KUCHING: The Ministry of International Trade and Industry’s (MITI) decision to open up the Approved Permits (AP) should not pose a serious threat to the domestic automotive market, analysts say.
In a a statement last week, MITI said it aimed to fully be transparent on the issuance of APs for vehicles and motorcycles and as such, it announced that there will no longer be hard caps on the number APs which can be issued it one year. However, it also pointed out that there will be hard caps on the maximum number of APs which a company can obtain.
“We think this development should not pose a serious threat to the domestic automotive market as we expect the increase in APs to remain confined to the luxury vehicle segment. Near-term applications will likely be postponed to incorporate the National Automotive Policy (NAP) 2019 review essentials which is due to be completed by the first half of 2019 (1H19), we believe,” said the research team at Affin Hwang Investment Bank Bhd (Affin Hwang)
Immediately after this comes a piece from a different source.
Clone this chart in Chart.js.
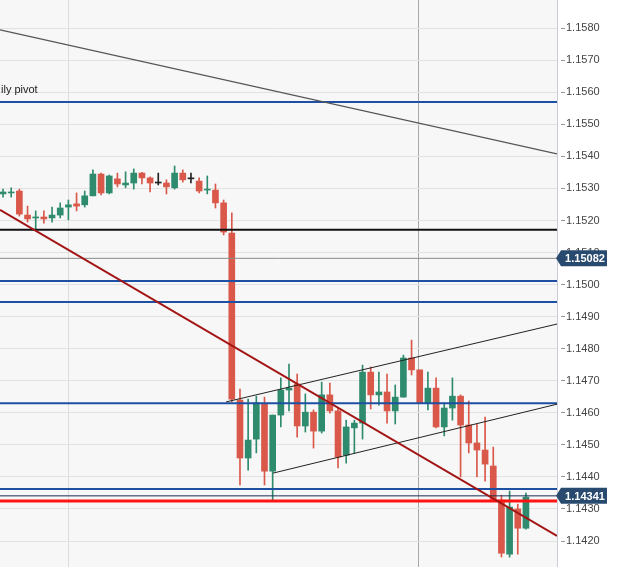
<!DOCTYPE html>
<html>
<head>
<meta charset="utf-8">
<title>EUR/USD</title>
<script src="https://cdn.jsdelivr.net/npm/chart.js@4.4.1/dist/chart.umd.min.js"></script>
<style>
  html, body { margin: 0; padding: 0; background: #fff; }
  canvas { display: block; }
</style>
</head>
<body>
<canvas id="chart" width="625" height="567"></canvas>
<script>
// candles, oldest first (x = bar number)
const opens = [
  1.15283, 1.15286, 1.15292, 1.15217, 1.15208, 1.15211, 1.15208, 1.15217, 1.15242, 1.15252,
  1.15249, 1.15277, 1.15345, 1.15286, 1.15330, 1.15311, 1.15317, 1.15348, 1.15333, 1.15317,
  1.15317, 1.15302, 1.15348, 1.15330, 1.15323, 1.15295, 1.15295, 1.15255, 1.15161, 1.14640,
  1.14459, 1.14518, 1.14627, 1.14418, 1.14593, 1.14671, 1.14690, 1.14559, 1.14602, 1.14543,
  1.14656, 1.14606, 1.14468, 1.14553, 1.14568, 1.14727, 1.14656, 1.14665, 1.14606, 1.14649,
  1.14771, 1.14734, 1.14631, 1.14677, 1.14556, 1.14615, 1.14652, 1.14562, 1.14506, 1.14484,
  1.14434, 1.14328, 1.14159, 1.14300, 1.14240
];
const highs = [
  1.15298, 1.15302, 1.15298, 1.15245, 1.15230, 1.15230, 1.15242, 1.15255, 1.15264, 1.15286,
  1.15292, 1.15358, 1.15348, 1.15342, 1.15348, 1.15352, 1.15361, 1.15350, 1.15336, 1.15348,
  1.15327, 1.15370, 1.15358, 1.15348, 1.15333, 1.15339, 1.15314, 1.15264, 1.15224, 1.14674,
  1.14643, 1.14652, 1.14649, 1.14593, 1.14709, 1.14752, 1.14721, 1.14659, 1.14609, 1.14696,
  1.14693, 1.14615, 1.14577, 1.14577, 1.14749, 1.14743, 1.14727, 1.14721, 1.14687, 1.14780,
  1.14827, 1.14734, 1.14727, 1.14709, 1.14631, 1.14709, 1.14656, 1.14637, 1.14565, 1.14587,
  1.14493, 1.14343, 1.14356, 1.14315, 1.14350
];
const lows = [
  1.15273, 1.15273, 1.15214, 1.15195, 1.15171, 1.15192, 1.15195, 1.15208, 1.15202, 1.15230,
  1.15242, 1.15277, 1.15280, 1.15283, 1.15305, 1.15302, 1.15298, 1.15314, 1.15289, 1.15311,
  1.15283, 1.15298, 1.15320, 1.15317, 1.15286, 1.15283, 1.15239, 1.15155, 1.14634, 1.14375,
  1.14421, 1.14475, 1.14375, 1.14328, 1.14556, 1.14606, 1.14524, 1.14540, 1.14490, 1.14537,
  1.14599, 1.14428, 1.14443, 1.14475, 1.14518, 1.14612, 1.14624, 1.14568, 1.14565, 1.14649,
  1.14718, 1.14631, 1.14609, 1.14553, 1.14528, 1.14577, 1.14400, 1.14475, 1.14400, 1.14387,
  1.14328, 1.14150, 1.14150, 1.14159, 1.14237
];
const closes = [
  1.15289, 1.15289, 1.15220, 1.15205, 1.15211, 1.15205, 1.15217, 1.15239, 1.15249, 1.15245,
  1.15277, 1.15345, 1.15286, 1.15339, 1.15314, 1.15317, 1.15348, 1.15333, 1.15317, 1.15317,
  1.15305, 1.15348, 1.15327, 1.15330, 1.15292, 1.15298, 1.15255, 1.15164, 1.14643, 1.14459,
  1.14515, 1.14631, 1.14418, 1.14593, 1.14671, 1.14677, 1.14559, 1.14602, 1.14543, 1.14656,
  1.14606, 1.14462, 1.14556, 1.14568, 1.14727, 1.14656, 1.14665, 1.14606, 1.14649, 1.14771,
  1.14734, 1.14631, 1.14677, 1.14556, 1.14615, 1.14652, 1.14562, 1.14506, 1.14484, 1.14440,
  1.14328, 1.14162, 1.14306, 1.14240, 1.14337
];

const yTicks = [1.1420, 1.1430, 1.1440, 1.1450, 1.1460, 1.1470, 1.1480, 1.1490,
                1.1500, 1.1510, 1.1520, 1.1530, 1.1540, 1.1550, 1.1560, 1.1570, 1.1580];
const yMin = 1.14119, yMax = 1.15888;
const xMin = -0.37, xMax = 67.8;
const sessionLines = [7.96, 50.81];

const pivotLevel = 1.15570;
const blueLevels = [1.15570, 1.15011, 1.14946, 1.14630, 1.14362];
const blackLevel = 1.15171;
const redLevel = 1.14325;
const priceTags = [1.15082, 1.14341];

const grayTrend = [[xMin, 1.15795], [xMax, 1.15408]];
const redTrend = [[xMin, 1.15233], [xMax, 1.14216]];
const channelTop = [[27.3, 1.14634], [xMax, 1.14877]];
const channelBottom = [[33.06, 1.14412], [xMax, 1.14627]];

const GREEN = '#2e8b6e', RED = '#d9584a', DOJI = '#222';

function candleColor(i) {
  if (closes[i] > opens[i]) return GREEN;
  if (closes[i] < opens[i]) return RED;
  return DOJI;
}

function hline(price, color, width) {
  return {
    type: 'line',
    data: [{x: xMin, y: price}, {x: xMax, y: price}],
    borderColor: color, borderWidth: width,
    pointRadius: 0, order: 1
  };
}
function segment(points, color, width) {
  return {
    type: 'line',
    data: points.map(p => ({x: p[0], y: p[1]})),
    borderColor: color, borderWidth: width,
    pointRadius: 0, order: 0
  };
}

const wicks = opens.map((o, i) => ({x: i, y: [lows[i], highs[i]]}));
const bodies = opens.map((o, i) => ({x: i, y: [Math.min(o, closes[i]), Math.max(o, closes[i])]}));

const datasets = [
  {
    type: 'bar', data: wicks, grouped: false, barThickness: 1,
    backgroundColor: ctx => candleColor(ctx.dataIndex), order: 10
  },
  {
    type: 'bar', data: bodies, grouped: false, barThickness: 6, minBarLength: 1,
    backgroundColor: ctx => candleColor(ctx.dataIndex), order: 9
  },
  ...blueLevels.map(v => hline(v, '#1d4fa3', 2)),
  hline(blackLevel, '#111', 2),
  hline(priceTags[0], '#8a8a8a', 1),
  hline(priceTags[1], '#1b2f55', 1),
  hline(redLevel, '#ff1414', 3),
  segment(grayTrend, '#555', 1.2),
  segment(redTrend, '#a31515', 2),
  segment(channelTop, '#222', 1),
  segment(channelBottom, '#222', 1)
];

const backdrop = {
  id: 'backdrop',
  beforeDraw(chart) {
    const {ctx, chartArea: a} = chart;
    ctx.save();
    ctx.fillStyle = '#fff';
    ctx.fillRect(0, 0, chart.width, chart.height);
    ctx.fillStyle = '#f7f7f7';
    ctx.fillRect(a.left, a.top, a.right - a.left, a.bottom - a.top);
    ctx.restore();
  }
};

const labels = {
  id: 'labels',
  afterDraw(chart) {
    const {ctx, chartArea: a} = chart;
    const y = chart.scales.y;
    ctx.save();
    ctx.font = '11px "Liberation Sans", Arial, sans-serif';
    ctx.fillStyle = '#1a1a1a';
    ctx.textBaseline = 'alphabetic';
    ctx.textAlign = 'left';
    ctx.fillText('ily pivot', 1, y.getPixelForValue(pivotLevel) - 9);

    for (const v of priceTags) {
      const py = y.getPixelForValue(v);
      ctx.fillStyle = '#284a6e';
      ctx.beginPath();
      ctx.moveTo(a.right - 1, py);
      ctx.lineTo(a.right + 4, py - 8);
      ctx.lineTo(a.right + 50, py - 8);
      ctx.lineTo(a.right + 50, py + 8);
      ctx.lineTo(a.right + 4, py + 8);
      ctx.closePath();
      ctx.fill();
      ctx.fillStyle = '#fff';
      ctx.font = 'bold 11px "Liberation Sans", Arial, sans-serif';
      ctx.textAlign = 'center';
      ctx.textBaseline = 'middle';
      ctx.fillText(v.toFixed(5), a.right + 28, py + 1);
    }
    ctx.restore();
  }
};

new Chart(document.getElementById('chart'), {
  type: 'bar',
  data: {datasets},
  options: {
    responsive: false,
    animation: false,
    layout: {padding: 0},
    plugins: {legend: {display: false}, tooltip: {enabled: false}},
    scales: {
      x: {
        type: 'linear', min: xMin, max: xMax, offset: false,
        grid: {
          offset: false, drawTicks: false,
          color: ctx => ctx.index === 1 ? '#a8a8a8' : '#dcdcdc'
        },
        border: {display: false},
        ticks: {display: false},
        afterBuildTicks: s => { s.ticks = sessionLines.map(v => ({value: v})); },
        afterFit: s => { s.height = 0; s.paddingLeft = 0; s.paddingRight = 0; }
      },
      y: {
        position: 'right', min: yMin, max: yMax, beginAtZero: false,
        grid: {
          color: '#e2e2e2', tickLength: 8, tickColor: '#999',
          tickBorderDash: [0, 3, 4, 100]
        },
        border: {color: '#c8cdd8'},
        ticks: {
          padding: 1, color: '#444',
          font: {family: '"Liberation Sans", Arial, sans-serif', size: 11},
          callback: v => v.toFixed(4)
        },
        afterBuildTicks: s => { s.ticks = yTicks.map(v => ({value: v})); },
        afterFit: s => { s.width = 68; s.paddingTop = 0; s.paddingBottom = 0; }
      }
    }
  },
  plugins: [backdrop, labels]
});
</script>
</body>
</html>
It also pointed out that the evaluation process more stringent despite the limitless AP quota.
It noted that the open AP is an import license granted (under the Customs Act 1967) to qualified Bumiputera companies to import reconditioned vehicles for sale in the domestic market. To qualify as an open AP holder, the company must follow a set of terms which includes being 100-per cent owned Bumiputera (applies to key management roles), shas at least two years’ experience in the automotive business, and a strong financial position.
“About 164 holders (128 existing; 36 new) from the 300 applications received over May 2016 to June 2016 were approved by MITI. We understand that the revised evaluation process from MITI will be more stringent, also including an audit by a qualified independent auditor.
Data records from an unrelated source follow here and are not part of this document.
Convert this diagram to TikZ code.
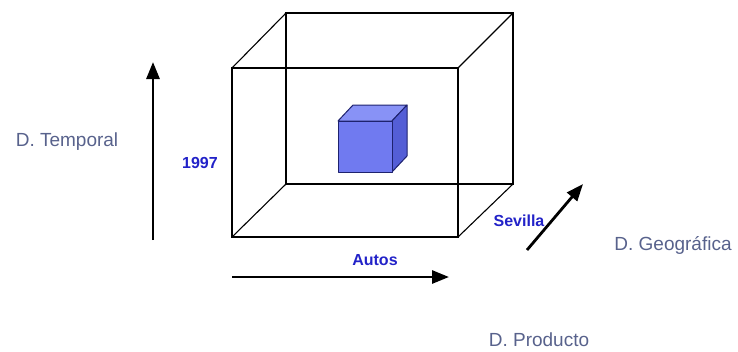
\documentclass[tikz,border=0pt]{standalone}
\usepackage{fontspec}
\setmainfont{Liberation Sans}
\usepackage{xcolor}
\usetikzlibrary{arrows.meta,positioning}
\definecolor{DimGray}{RGB}{88,98,140}
\definecolor{ValBlue}{RGB}{34,34,200}
\definecolor{CubeFront}{RGB}{112,122,240}
\definecolor{CubeTop}{RGB}{136,146,246}
\definecolor{CubeSide}{RGB}{84,94,214}
\definecolor{CubeEdge}{RGB}{30,34,110}

\begin{document}
\begin{tikzpicture}[
    x=1pt, y=-1pt,
    dimlabel/.style={text=DimGray, font=\fontsize{19}{22}\selectfont, inner sep=0pt},
    vallabel/.style={text=ValBlue, font=\fontsize{16}{19}\selectfont\bfseries, inner sep=0pt},
    wire/.style={draw=black, line width=1.1pt},
    axis/.style={-{Triangle[length=17pt, width=13pt]}, line width=2.8pt, draw=black},
    face/.style={draw=CubeEdge, line width=1pt, line join=round}
  ]
    \useasboundingbox (0,0) rectangle (738,351);
    % outer wire box
    \draw[wire] (286,13) rectangle (513,184);
    \draw[wire] (232,68) rectangle (458,237);
    \draw[wire] (232,68) -- (286,13);
    \draw[wire] (458,68) -- (513,13);
    \draw[wire] (232,237) -- (286,184);
    \draw[wire] (458,237) -- (513,184);
    % small cube
    \filldraw[face, fill=CubeTop] (338,121) -- (353,105) -- (407,105) -- (392,121) -- cycle;
    \filldraw[face, fill=CubeSide] (392,121) -- (407,105) -- (407,156) -- (392,172) -- cycle;
    \filldraw[face, fill=CubeFront] (338,121) rectangle (392,172);
    % axes
    \coordinate (tbase) at (153,240);
    \coordinate (ttip) at (153,62);
    \coordinate (pbase) at (232,277);
    \coordinate (ptip) at (449,277);
    \coordinate (gbase) at (527,250);
    \coordinate (gtip) at (583,184);
    \draw[axis] (tbase) -- (ttip);
    \draw[axis] (pbase) -- (ptip);
    \draw[axis] (gbase) -- (gtip);
    % labels
    \node[dimlabel] (temporal) at (67,142) {D. Temporal};
    \node[dimlabel] (geo) at (673,245) {D. Geográfica};
    \node[dimlabel] (prod) at (539,340) {D. Producto};
    \node[vallabel] (year) at (200,163) {1997};
    \node[vallabel] (autos) at (375,260) {Autos};
    \node[vallabel] (city) at (519,221) {Sevilla};
\end{tikzpicture}
\end{document}
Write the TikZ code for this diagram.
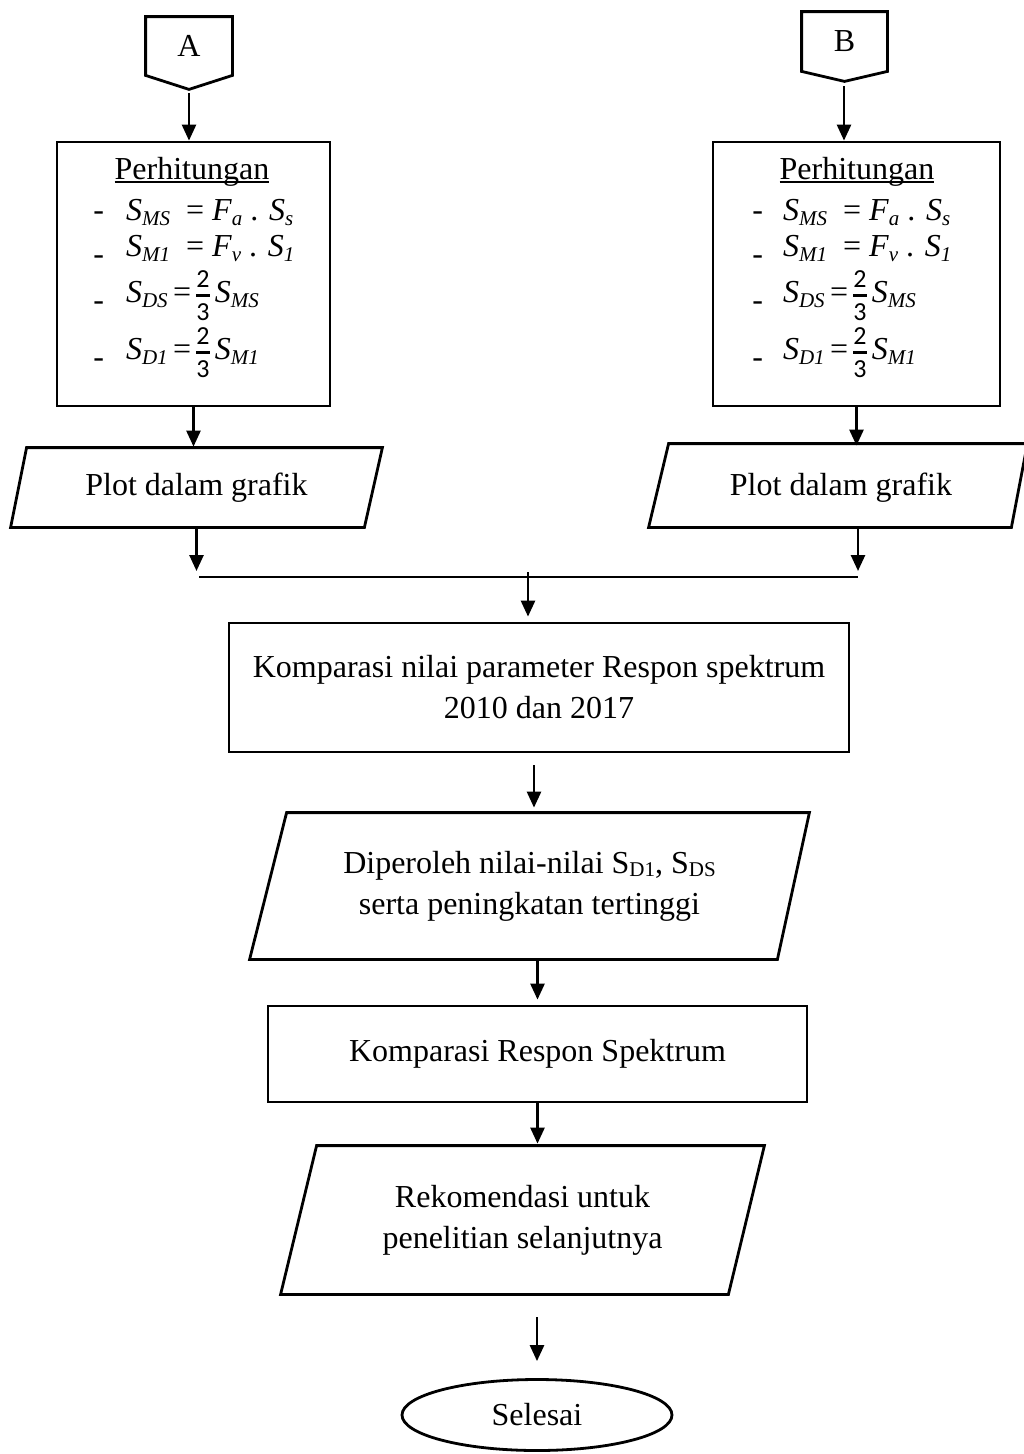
\documentclass[tikz,border=0pt]{standalone}
\usepackage{fontspec}
\setmainfont{Liberation Serif}
\setsansfont{Carlito}
\usetikzlibrary{calc,arrows.meta,shapes.geometric}
\newcommand\Sb[2]{\textit{#1}\raisebox{-0.16em}{\fontsize{21}{21}\selectfont\textit{#2}}}
\newcommand\Su[2]{#1\raisebox{-0.10em}{\fontsize{21}{21}\selectfont #2}}
\newcommand\twothirds{\ensuremath{\vcenter{\hbox{\fontsize{26}{26}\selectfont\sffamily\vbox{\halign{\hfil##\hfil\cr 2\cr\noalign{\kern6pt\hrule height2.8pt\kern7pt}3\cr}}}}}}
\newcommand\ulin[1]{\setbox0\hbox{#1}\rlap{\rule[-3pt]{\wd0}{1.6pt}}\box0}
\newcommand\lowdash{\raisebox{-8pt}{-}}
\begin{document}
\begin{tikzpicture}[x=1pt,y=-1pt,line width=2.8pt,
  every node/.style={font=\fontsize{32}{41}\selectfont},
  box/.style={draw,line width=2.8pt,inner sep=0pt,align=center},
  ghost/.style={inner sep=0pt,align=center},
  arr/.style={line width=2.6pt,-{Triangle[width=14pt,length=16pt]}},
  fml/.style={anchor=base west,inner sep=0pt}]
\useasboundingbox (0,0) rectangle (1023,1454);

% off-page connectors
\node[ghost,minimum width=84,minimum height=56] (A) at (189,46) {A};
\draw[line join=miter] (A.north west) -- (A.north east) -- (A.south east) -- ($(A.south)+(0,14)$) -- (A.south west) -- cycle;
\node[ghost,minimum width=83,minimum height=57] (B) at (844.5,41.5) {B};
\draw[line join=miter] (B.north west) -- (B.north east) -- (B.south east) -- ($(B.south)+(0,10)$) -- (B.south west) -- cycle;

% calculation boxes
\node[box,minimum width=273,minimum height=264] (L1) at (193.5,274) {};
\node[box,minimum width=287,minimum height=264] (R1) at (856.5,274) {};

\node[ghost] (LT) at (192,172) {\ulin{Perhitungan}};
\node[fml] (LF1) at (92,220) {-\hspace{22pt}\Sb{S}{MS}~ = \Sb{F}{a} . \Sb{S}{s}};
\node[fml] (LF2) at (92,256) {\lowdash\hspace{22pt}\Sb{S}{M1}~ = \Sb{F}{v} . \Sb{S}{1}};
\node[fml] (LF3) at (92,302) {\lowdash\hspace{22pt}\Sb{S}{DS}\,=\,\twothirds\,\Sb{S}{MS}};
\node[fml] (LF4) at (92,359) {\lowdash\hspace{22pt}\Sb{S}{D1}\,=\,\twothirds\,\Sb{S}{M1}};

\node[ghost] (RT) at (857,172) {\ulin{Perhitungan}};
\node[fml] (RF1) at (751,220) {-\hspace{20pt}\Sb{S}{MS}~ = \Sb{F}{a} . \Sb{S}{s}};
\node[fml] (RF2) at (751,256) {\lowdash\hspace{20pt}\Sb{S}{M1}~ = \Sb{F}{v} . \Sb{S}{1}};
\node[fml] (RF3) at (751,302) {\lowdash\hspace{20pt}\Sb{S}{DS}\,=\,\twothirds\,\Sb{S}{MS}};
\node[fml] (RF4) at (751,359) {\lowdash\hspace{20pt}\Sb{S}{D1}\,=\,\twothirds\,\Sb{S}{M1}};

% plot parallelograms
\node[ghost,minimum width=369,minimum height=77] (P1) at (196.5,487.5) {Plot dalam grafik};
\draw ($(P1.north west)+(16,0)$) -- (P1.north east) -- ($(P1.south east)+(-18,0)$) -- (P1.south west) -- cycle;
\node[ghost,minimum width=376,minimum height=81] (P2) at (838,485.5) {};
\node[ghost] (P2t) at (841,488) {Plot dalam grafik};
\draw ($(P2.north west)+(20,0)$) -- (P2.north east) -- ($(P2.south east)+(-16,0)$) -- (P2.south west) -- cycle;

% junction
\coordinate (J1) at (199,577);
\coordinate (J2) at (858,577);
\draw (J1) -- (J2);
\coordinate (jc) at (528,572);

% comparison box
\node[box,minimum width=620,minimum height=129] (K) at (539,687.5) {Komparasi nilai parameter Respon spektrum\\2010 dan 2017};

% result parallelogram
\node[ghost,minimum width=557,minimum height=144] (Q) at (529.5,886) {Diperoleh nilai-nilai \Su{S}{D1}, \Su{S}{DS}\\serta peningkatan tertinggi};
\draw ($(Q.north west)+(37,0)$) -- (Q.north east) -- ($(Q.south east)+(-32,0)$) -- (Q.south west) -- cycle;

% comparison 2
\node[box,minimum width=539,minimum height=96] (M) at (537.5,1054) {Komparasi Respon Spektrum};

% recommendation parallelogram
\node[ghost,minimum width=481,minimum height=146] (R) at (522.5,1220) {Rekomendasi untuk\\penelitian selanjutnya};
\draw ($(R.north west)+(36,0)$) -- (R.north east) -- ($(R.south east)+(-36,0)$) -- (R.south west) -- cycle;

% end
\node[draw,ellipse,line width=2.8pt,inner sep=0pt,minimum width=270,minimum height=71] (E) at (537,1415) {Selesai};

% arrows
\draw[arr] ($(A.south)+(0,18)$) -- (A.south |- L1.north);
\draw[arr] ($(B.south)+(-0.5,15)$) -- ($(B.south |- R1.north)+(-0.5,0)$);
\draw[arr] (L1.south) -- ($(L1.south |- P1.north)+(0,-1)$);
\draw[arr] (R1.south) -- ($(R1.south |- P2.north)+(0,2)$);
\draw[arr] ($(P1.south)+(0,2)$) -- ($(P1.south |- J1)+(0,-6)$);
\draw[arr] ($(P2.south -| J2)+(0,2)$) -- ($(J2)+(0,-6)$);
\draw[arr] (jc) -- ($(jc |- K.north)+(0,-5)$);
\coordinate (k1) at (534,765);
\draw[arr] (k1) -- ($(k1 |- Q.north)+(0,-5)$);
\draw[arr] ($(M.north |- Q.south)+(0,2)$) -- ($(M.north)+(0,-5)$);
\draw[arr] (M.south) -- ($(M.south |- R.north)+(0,-2)$);
\draw[arr] ($(E.north)+(0,-61)$) -- ($(E.north)+(0,-17)$);
\end{tikzpicture}
\end{document}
“Should this approval process be properly enforced, we believe it will be tougher for Bumiputera entrepreneurs to qualify for AP entitlements despite the limitless AP quota,” Affin Hwang said.
In the near term, the research team believed this development should not pose a serious threat to the domestic automotive market considering only 36 new companies were granted the approval.
“Per press release information, these new companies are still not fully operational as they are required to fulfil certain technical requirements. We believe that there will be unlikely any offer for new AP application at this juncture because the policy (no plans for abolishment) is still under thorough review under the NAP 2019 to ensure that entitlements are not abused moving forward,” it said, noting that the AP system was supposed to be terminated by end of 2015 under the NAP 2009.
It also pointed out that it is not overly concerned of the marginal increase in AP holders as the domestic market is huge enough to accommodate both new and AP players – luxury (combined BMW and Mercedes-Benz) and AP sales volume grew by 11 and 29 per cent respectively in 2018.
“Moreover, AP sales remains a small fraction of Total Industry Volume (TIV). To highlight, there were about 22,000 to 28,000 AP units sold during 2017/2018 respectively, constituting about four to five per cent of TIV,” it said.
Having said that, it highlighted that any increase in price competition could narrow the price differential of the luxury and mass market car segment, which could inadvertently put some pressure on the latter.
Aside from that, it said, while there might be concerns that an increased number of APs could potentially flood the market and compete directly with the franchise AP holders, the RM10,000 levy imposed on car traders with AP would still ensure that this market is confined to the high margin high-end models.
“As such, we do not anticipate a heightened competitive environment and prices of cars should remain largely unchanged, we believe,” it said.
All in, Affin Hwang said: “We maintain our ‘overweight’ rating as we expect vehicle sales momentum to remain healthy and strengthening of ringgit to US dollar and Japanese yen to lift profit margins.”